* start COLLECTED DATA *

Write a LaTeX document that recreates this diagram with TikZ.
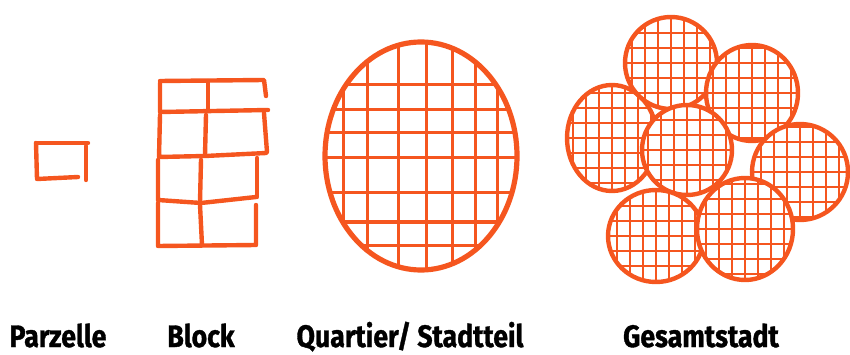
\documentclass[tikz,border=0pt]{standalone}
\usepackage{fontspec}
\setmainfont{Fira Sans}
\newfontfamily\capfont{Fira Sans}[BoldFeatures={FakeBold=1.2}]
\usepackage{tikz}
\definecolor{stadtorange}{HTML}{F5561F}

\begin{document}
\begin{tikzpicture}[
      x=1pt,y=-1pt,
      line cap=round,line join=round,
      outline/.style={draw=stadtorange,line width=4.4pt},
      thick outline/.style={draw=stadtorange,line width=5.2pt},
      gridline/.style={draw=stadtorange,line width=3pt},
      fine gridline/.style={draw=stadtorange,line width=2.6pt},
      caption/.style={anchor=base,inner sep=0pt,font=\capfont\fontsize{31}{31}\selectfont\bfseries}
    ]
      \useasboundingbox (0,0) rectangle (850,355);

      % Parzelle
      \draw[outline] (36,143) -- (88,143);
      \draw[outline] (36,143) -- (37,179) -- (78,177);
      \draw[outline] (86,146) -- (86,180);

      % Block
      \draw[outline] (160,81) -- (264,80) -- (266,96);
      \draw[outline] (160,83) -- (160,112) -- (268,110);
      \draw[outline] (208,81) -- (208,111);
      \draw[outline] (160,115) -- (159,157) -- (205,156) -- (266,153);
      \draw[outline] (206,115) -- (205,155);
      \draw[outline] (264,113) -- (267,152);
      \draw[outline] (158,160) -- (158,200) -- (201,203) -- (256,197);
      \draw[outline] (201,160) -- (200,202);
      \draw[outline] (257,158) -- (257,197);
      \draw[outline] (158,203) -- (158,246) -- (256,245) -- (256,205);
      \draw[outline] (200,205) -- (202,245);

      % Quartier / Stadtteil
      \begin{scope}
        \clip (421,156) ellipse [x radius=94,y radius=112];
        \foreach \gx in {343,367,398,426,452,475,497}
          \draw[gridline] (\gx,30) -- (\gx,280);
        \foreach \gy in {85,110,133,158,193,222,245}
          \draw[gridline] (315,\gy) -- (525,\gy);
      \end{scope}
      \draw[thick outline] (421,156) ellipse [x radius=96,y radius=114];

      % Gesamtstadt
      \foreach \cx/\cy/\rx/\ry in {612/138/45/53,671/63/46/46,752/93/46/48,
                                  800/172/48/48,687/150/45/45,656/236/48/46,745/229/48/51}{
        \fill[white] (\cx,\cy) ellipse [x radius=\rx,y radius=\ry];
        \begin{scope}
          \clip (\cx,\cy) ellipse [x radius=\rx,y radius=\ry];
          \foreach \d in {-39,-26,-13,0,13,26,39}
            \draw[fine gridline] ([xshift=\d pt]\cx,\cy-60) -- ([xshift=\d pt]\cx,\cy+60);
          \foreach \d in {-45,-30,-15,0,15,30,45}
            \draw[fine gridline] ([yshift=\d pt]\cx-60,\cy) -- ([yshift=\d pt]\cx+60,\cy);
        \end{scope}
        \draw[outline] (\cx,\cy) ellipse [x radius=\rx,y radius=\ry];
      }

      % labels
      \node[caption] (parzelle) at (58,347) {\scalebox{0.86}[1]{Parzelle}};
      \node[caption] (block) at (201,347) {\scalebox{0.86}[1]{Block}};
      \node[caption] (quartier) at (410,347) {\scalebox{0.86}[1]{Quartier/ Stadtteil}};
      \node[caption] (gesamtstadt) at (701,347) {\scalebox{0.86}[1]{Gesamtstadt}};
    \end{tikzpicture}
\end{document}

* end COLLECTED DATA *

#### SET EXERCISE:
Leave the pictures out and please restate exactly the lines running from the start of the material through the one with "(86,146) -- (86,180);".

#### THE SOLUTION:
Write a LaTeX document that recreates this diagram with TikZ.
\documentclass[tikz,border=0pt]{standalone}
\usepackage{fontspec}
\setmainfont{Fira Sans}
\newfontfamily\capfont{Fira Sans}[BoldFeatures={FakeBold=1.2}]
\usepackage{tikz}
\definecolor{stadtorange}{HTML}{F5561F}

\begin{document}
\begin{tikzpicture}[
      x=1pt,y=-1pt,
      line cap=round,line join=round,
      outline/.style={draw=stadtorange,line width=4.4pt},
      thick outline/.style={draw=stadtorange,line width=5.2pt},
      gridline/.style={draw=stadtorange,line width=3pt},
      fine gridline/.style={draw=stadtorange,line width=2.6pt},
      caption/.style={anchor=base,inner sep=0pt,font=\capfont\fontsize{31}{31}\selectfont\bfseries}
    ]
      \useasboundingbox (0,0) rectangle (850,355);

      % Parzelle
      \draw[outline] (36,143) -- (88,143);
      \draw[outline] (36,143) -- (37,179) -- (78,177);
      \draw[outline] (86,146) -- (86,180);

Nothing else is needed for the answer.